» **TASK TO CARRY OUT**:
Work out the number of lines in the listing that include the string "this". Reply with that number alone.

[Charts and diagrams as code]
+ + + +
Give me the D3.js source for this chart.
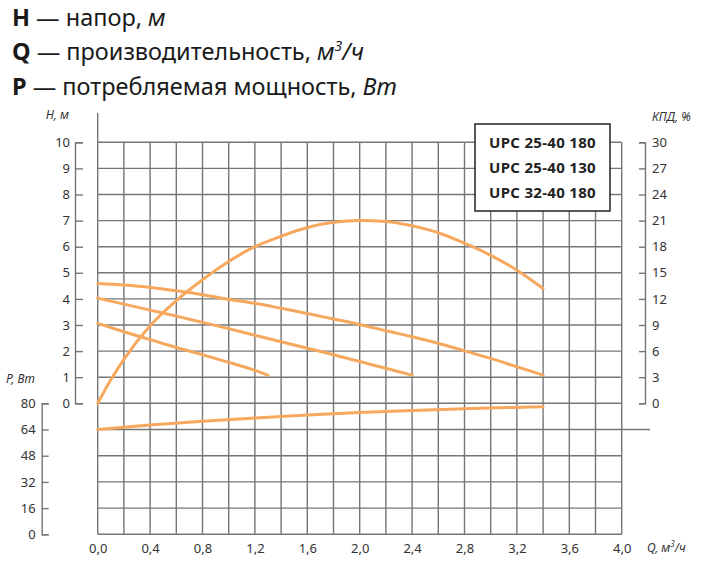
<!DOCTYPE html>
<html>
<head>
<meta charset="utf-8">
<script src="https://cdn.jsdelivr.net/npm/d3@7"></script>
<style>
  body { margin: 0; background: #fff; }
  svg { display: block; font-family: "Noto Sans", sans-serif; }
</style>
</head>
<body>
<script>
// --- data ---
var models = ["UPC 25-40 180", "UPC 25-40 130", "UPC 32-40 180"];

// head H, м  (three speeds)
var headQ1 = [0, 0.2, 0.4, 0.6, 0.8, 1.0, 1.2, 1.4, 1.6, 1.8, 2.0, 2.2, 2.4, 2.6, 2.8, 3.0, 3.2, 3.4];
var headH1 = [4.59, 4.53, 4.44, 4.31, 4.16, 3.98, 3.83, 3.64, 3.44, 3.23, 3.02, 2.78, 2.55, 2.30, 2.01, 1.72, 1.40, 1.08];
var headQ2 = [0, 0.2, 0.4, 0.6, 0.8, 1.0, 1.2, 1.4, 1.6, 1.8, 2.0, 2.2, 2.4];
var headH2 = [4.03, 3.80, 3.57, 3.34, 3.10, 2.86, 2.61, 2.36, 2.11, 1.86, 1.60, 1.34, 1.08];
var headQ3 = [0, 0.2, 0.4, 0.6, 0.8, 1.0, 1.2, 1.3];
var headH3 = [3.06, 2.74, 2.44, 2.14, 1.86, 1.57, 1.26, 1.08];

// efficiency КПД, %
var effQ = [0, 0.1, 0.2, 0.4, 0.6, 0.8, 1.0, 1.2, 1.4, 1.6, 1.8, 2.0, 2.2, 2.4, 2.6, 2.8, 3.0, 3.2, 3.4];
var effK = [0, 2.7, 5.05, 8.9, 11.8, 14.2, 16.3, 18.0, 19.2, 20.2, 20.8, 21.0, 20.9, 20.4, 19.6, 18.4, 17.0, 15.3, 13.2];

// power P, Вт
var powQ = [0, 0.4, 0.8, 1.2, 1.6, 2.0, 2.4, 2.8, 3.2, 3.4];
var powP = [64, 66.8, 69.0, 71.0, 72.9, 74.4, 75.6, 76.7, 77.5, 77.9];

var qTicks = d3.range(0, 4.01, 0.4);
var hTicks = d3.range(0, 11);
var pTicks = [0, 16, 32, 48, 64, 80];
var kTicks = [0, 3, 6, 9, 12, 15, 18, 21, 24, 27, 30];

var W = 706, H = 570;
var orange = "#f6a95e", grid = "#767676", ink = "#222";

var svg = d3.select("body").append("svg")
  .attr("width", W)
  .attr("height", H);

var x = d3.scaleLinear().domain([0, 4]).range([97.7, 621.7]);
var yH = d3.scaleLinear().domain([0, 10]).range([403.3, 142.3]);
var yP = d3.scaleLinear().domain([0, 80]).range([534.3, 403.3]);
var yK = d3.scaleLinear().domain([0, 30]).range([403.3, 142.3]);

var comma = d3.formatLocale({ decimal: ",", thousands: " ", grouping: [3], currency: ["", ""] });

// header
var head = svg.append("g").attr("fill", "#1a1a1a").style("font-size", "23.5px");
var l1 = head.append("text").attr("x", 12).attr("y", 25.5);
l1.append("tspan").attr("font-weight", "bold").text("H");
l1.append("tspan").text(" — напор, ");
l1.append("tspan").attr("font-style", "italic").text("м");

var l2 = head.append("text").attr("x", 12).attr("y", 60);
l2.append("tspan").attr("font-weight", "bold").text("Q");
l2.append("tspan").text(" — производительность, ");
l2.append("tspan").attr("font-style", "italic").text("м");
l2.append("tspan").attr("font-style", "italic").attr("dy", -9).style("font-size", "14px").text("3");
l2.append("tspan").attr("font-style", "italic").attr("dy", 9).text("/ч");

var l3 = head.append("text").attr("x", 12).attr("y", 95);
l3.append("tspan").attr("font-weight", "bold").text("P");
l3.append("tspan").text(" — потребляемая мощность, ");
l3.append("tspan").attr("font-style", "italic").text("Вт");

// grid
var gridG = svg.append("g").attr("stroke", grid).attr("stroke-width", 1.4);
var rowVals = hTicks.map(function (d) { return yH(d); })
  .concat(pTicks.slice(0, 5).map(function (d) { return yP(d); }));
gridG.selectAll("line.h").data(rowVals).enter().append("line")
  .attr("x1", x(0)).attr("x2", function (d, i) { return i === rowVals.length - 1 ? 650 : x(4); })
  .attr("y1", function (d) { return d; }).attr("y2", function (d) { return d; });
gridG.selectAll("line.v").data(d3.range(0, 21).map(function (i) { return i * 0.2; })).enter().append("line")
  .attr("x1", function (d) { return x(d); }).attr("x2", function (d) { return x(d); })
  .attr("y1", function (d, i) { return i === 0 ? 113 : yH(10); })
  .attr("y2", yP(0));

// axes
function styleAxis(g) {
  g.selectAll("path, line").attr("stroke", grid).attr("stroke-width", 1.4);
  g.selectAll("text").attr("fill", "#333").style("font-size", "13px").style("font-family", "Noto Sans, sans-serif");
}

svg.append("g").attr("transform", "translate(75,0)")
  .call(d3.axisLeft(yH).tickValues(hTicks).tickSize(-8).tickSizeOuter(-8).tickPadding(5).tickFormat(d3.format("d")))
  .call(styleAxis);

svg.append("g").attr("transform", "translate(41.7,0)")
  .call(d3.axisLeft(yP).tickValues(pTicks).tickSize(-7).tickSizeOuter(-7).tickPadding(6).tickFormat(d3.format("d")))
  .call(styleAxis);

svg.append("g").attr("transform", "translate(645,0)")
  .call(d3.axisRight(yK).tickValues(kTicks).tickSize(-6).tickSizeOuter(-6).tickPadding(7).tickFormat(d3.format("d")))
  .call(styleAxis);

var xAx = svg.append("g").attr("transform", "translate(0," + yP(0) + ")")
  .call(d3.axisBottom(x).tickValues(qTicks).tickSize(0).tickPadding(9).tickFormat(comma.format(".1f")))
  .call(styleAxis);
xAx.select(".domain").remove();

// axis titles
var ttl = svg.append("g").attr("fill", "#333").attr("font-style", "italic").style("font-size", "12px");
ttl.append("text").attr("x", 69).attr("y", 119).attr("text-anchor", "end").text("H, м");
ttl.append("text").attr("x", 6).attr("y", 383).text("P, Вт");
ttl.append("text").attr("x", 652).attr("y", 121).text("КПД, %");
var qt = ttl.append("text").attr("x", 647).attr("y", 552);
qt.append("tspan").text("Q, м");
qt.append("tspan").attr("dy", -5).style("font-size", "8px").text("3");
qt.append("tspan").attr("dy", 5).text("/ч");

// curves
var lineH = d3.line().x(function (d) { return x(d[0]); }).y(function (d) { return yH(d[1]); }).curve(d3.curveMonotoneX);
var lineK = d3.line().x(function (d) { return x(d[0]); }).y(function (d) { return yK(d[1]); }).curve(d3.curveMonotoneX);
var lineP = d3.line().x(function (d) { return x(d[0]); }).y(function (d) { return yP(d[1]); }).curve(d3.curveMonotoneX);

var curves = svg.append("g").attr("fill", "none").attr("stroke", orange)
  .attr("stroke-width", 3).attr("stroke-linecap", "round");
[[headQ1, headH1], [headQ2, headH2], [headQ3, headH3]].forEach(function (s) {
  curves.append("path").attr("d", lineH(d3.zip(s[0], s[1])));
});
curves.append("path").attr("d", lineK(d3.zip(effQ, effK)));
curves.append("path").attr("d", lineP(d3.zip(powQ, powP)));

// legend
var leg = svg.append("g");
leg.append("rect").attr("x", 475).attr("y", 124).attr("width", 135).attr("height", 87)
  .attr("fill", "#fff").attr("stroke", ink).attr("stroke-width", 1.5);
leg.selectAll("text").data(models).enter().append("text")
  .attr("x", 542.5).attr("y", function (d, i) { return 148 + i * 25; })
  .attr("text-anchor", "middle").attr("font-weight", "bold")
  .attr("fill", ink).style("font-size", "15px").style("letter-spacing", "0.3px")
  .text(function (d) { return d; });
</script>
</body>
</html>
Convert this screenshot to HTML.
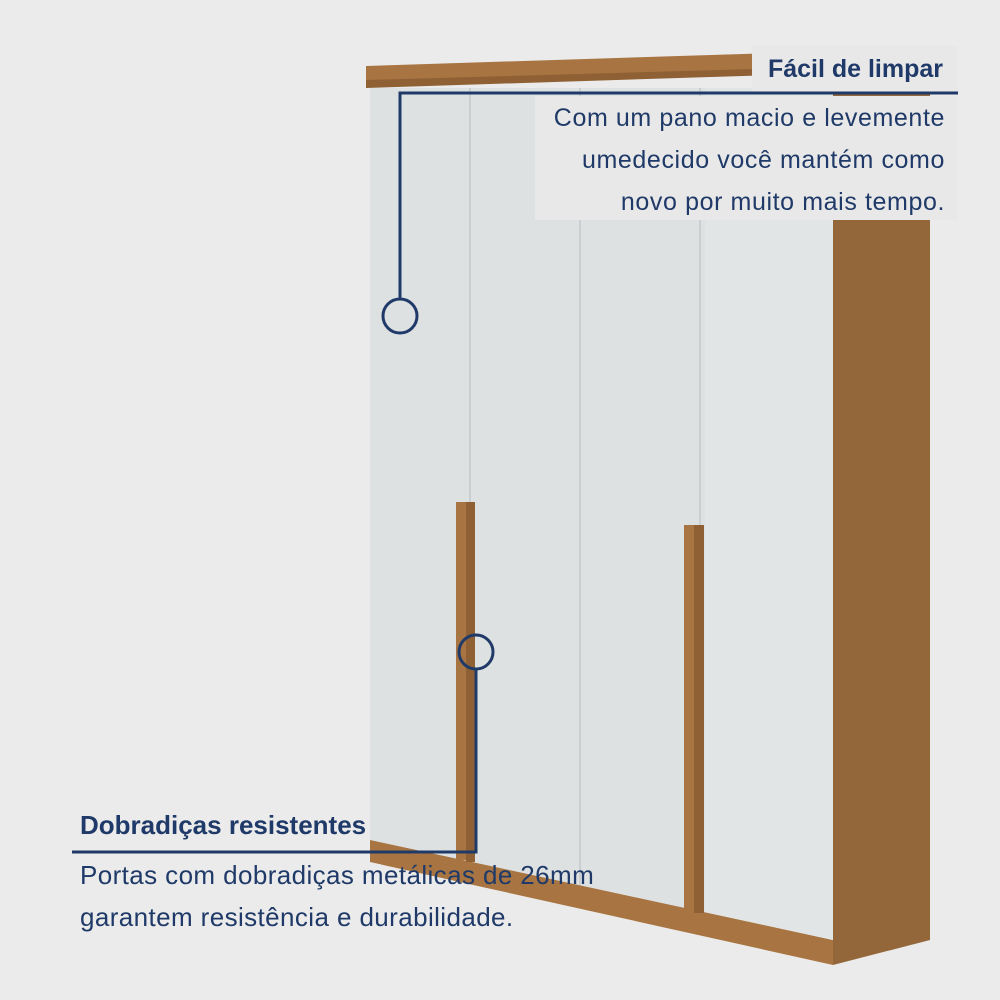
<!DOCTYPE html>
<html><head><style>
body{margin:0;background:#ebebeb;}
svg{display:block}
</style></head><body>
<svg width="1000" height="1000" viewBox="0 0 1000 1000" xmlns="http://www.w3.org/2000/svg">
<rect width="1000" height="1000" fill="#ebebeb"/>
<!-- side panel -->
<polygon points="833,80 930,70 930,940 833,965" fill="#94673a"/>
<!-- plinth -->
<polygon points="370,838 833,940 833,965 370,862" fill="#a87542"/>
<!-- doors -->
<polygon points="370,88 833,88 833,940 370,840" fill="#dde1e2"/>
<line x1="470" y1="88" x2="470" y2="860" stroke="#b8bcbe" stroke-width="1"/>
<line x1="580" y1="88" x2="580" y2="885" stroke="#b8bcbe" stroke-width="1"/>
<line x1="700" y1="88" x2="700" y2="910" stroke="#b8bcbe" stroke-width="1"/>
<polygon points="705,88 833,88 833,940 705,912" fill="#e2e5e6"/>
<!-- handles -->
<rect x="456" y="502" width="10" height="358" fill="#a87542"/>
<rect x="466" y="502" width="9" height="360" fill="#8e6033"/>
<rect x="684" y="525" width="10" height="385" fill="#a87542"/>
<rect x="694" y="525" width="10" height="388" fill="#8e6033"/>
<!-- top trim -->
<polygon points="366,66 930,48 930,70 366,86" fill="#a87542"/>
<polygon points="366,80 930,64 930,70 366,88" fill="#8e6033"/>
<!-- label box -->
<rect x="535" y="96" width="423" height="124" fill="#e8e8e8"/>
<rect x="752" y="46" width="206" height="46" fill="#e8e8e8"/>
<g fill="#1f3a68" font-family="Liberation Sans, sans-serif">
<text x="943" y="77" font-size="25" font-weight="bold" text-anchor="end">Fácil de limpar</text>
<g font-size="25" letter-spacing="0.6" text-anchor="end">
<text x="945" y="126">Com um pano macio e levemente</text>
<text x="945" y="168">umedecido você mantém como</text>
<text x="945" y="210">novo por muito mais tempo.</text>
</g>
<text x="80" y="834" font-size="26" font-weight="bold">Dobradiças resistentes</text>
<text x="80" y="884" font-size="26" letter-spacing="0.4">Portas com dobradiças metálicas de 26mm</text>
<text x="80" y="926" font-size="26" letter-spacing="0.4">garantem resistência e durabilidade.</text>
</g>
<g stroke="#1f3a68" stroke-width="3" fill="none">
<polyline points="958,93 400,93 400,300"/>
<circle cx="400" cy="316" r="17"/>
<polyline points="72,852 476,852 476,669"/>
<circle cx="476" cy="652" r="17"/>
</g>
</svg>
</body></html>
+ + + +
» **RIGHT ANSWER**:
2